» **Stored records**
-- begin --

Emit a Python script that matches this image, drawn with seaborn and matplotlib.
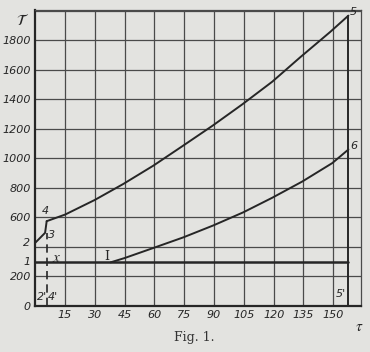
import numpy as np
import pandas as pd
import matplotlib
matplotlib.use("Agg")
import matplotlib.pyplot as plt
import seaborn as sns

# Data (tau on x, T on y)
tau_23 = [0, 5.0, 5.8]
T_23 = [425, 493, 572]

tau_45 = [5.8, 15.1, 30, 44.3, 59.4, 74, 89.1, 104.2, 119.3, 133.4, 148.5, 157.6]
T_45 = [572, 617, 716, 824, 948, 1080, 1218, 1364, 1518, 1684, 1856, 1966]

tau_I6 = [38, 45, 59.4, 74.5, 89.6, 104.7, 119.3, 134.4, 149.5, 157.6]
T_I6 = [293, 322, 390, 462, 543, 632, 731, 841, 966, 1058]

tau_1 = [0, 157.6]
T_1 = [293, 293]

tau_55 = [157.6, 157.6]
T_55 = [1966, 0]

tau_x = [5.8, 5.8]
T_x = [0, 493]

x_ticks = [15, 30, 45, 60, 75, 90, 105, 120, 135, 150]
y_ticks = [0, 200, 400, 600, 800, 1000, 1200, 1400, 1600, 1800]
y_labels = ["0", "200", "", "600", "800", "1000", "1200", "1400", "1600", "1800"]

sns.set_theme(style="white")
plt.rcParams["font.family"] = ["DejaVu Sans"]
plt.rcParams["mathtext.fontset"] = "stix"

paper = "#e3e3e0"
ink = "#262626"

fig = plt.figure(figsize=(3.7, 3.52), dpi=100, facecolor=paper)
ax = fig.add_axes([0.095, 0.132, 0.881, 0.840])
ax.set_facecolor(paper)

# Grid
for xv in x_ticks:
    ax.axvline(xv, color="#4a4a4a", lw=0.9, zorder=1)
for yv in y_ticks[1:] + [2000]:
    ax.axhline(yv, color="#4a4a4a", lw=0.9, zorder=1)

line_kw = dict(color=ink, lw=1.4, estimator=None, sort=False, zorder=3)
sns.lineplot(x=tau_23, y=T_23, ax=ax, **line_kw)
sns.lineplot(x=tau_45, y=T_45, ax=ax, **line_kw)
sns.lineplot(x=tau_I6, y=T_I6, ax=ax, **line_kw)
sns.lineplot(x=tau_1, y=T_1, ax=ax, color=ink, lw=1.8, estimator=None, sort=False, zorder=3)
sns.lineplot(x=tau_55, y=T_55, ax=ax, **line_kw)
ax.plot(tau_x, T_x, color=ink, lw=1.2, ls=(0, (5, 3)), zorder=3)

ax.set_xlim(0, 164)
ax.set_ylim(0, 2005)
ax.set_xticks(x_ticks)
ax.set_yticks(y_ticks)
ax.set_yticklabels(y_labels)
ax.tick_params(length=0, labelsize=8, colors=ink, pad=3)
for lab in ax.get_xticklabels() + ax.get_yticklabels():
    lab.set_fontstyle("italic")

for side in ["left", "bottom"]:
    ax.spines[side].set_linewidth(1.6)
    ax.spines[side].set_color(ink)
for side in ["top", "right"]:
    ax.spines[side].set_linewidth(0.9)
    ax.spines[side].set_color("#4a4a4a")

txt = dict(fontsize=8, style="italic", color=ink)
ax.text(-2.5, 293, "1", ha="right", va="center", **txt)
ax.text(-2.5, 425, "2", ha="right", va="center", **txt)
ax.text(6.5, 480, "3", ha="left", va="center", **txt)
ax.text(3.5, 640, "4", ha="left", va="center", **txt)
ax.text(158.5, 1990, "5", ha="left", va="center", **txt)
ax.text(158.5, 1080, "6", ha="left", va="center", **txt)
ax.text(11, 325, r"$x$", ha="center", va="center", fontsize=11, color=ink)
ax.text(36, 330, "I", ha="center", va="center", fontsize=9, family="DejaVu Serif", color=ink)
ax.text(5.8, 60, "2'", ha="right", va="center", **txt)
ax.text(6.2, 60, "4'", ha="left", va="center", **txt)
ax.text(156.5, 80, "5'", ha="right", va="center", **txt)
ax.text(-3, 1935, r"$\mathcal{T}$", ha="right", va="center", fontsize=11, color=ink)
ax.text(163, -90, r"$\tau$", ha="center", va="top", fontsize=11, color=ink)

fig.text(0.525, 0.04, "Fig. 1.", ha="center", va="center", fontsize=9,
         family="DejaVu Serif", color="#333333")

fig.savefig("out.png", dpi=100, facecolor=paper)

-- end --
-- begin --

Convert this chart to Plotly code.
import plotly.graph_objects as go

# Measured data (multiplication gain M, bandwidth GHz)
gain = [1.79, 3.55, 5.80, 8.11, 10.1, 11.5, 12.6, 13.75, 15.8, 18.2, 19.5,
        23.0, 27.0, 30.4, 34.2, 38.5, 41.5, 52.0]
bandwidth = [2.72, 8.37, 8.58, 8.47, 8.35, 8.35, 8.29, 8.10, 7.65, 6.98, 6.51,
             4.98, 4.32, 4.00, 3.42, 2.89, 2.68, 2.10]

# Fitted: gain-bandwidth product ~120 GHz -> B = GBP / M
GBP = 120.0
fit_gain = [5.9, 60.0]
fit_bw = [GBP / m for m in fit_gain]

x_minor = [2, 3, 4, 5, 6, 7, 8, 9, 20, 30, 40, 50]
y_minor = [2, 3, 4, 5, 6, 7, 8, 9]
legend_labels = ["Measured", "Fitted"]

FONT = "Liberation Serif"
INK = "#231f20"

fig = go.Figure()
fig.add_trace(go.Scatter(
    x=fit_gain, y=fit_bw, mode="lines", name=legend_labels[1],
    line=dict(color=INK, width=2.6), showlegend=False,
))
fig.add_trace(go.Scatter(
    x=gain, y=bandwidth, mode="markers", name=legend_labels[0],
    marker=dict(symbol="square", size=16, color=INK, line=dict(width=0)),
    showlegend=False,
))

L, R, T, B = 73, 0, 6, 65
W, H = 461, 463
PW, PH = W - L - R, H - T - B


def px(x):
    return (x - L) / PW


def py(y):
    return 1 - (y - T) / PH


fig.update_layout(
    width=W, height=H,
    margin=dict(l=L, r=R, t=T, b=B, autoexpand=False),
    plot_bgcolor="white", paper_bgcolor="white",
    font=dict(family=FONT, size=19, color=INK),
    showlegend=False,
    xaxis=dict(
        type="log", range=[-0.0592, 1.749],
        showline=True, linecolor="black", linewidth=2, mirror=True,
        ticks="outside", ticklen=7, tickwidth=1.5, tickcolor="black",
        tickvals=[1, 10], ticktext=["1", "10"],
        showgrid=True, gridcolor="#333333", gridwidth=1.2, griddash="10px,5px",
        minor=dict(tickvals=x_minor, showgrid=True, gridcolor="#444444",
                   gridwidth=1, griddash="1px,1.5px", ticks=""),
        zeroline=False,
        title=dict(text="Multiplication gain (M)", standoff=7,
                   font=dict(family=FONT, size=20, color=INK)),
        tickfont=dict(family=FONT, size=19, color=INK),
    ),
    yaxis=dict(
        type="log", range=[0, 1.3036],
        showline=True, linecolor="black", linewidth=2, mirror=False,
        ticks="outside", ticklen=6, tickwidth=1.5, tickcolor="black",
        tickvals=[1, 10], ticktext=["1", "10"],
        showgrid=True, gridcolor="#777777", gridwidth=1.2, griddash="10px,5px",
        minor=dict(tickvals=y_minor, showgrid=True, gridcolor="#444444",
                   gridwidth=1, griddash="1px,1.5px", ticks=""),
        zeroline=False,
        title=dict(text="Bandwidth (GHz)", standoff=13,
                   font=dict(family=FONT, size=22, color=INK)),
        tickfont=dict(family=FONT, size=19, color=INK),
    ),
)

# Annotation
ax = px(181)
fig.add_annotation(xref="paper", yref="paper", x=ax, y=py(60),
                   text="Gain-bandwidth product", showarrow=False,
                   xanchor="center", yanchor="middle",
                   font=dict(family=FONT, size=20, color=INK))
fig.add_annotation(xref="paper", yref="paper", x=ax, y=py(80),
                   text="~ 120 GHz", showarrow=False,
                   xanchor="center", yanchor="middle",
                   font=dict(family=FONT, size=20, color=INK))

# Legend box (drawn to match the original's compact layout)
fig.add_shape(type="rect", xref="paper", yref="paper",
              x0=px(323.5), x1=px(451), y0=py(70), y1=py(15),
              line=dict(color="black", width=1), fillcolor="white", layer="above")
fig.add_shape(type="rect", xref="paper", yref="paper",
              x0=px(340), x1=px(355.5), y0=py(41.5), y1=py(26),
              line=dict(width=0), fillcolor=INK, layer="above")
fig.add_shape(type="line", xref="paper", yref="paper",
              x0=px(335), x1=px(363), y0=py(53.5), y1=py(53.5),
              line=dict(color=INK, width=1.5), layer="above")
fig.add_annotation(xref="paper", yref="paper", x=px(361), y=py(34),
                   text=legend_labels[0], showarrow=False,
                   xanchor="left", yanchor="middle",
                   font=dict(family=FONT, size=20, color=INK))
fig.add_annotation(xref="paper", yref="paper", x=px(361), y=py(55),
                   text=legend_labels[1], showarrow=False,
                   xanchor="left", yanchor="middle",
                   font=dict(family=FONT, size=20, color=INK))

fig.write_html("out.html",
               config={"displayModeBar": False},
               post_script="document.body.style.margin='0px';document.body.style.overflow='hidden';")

-- end --

» **TASK DIRECTIONS**
Examine the records and pull out every line where the string "seaborn" occurs.

» **RESPONSE TO THIS TASK**
Emit a Python script that matches this image, drawn with seaborn and matplotlib.
import seaborn as sns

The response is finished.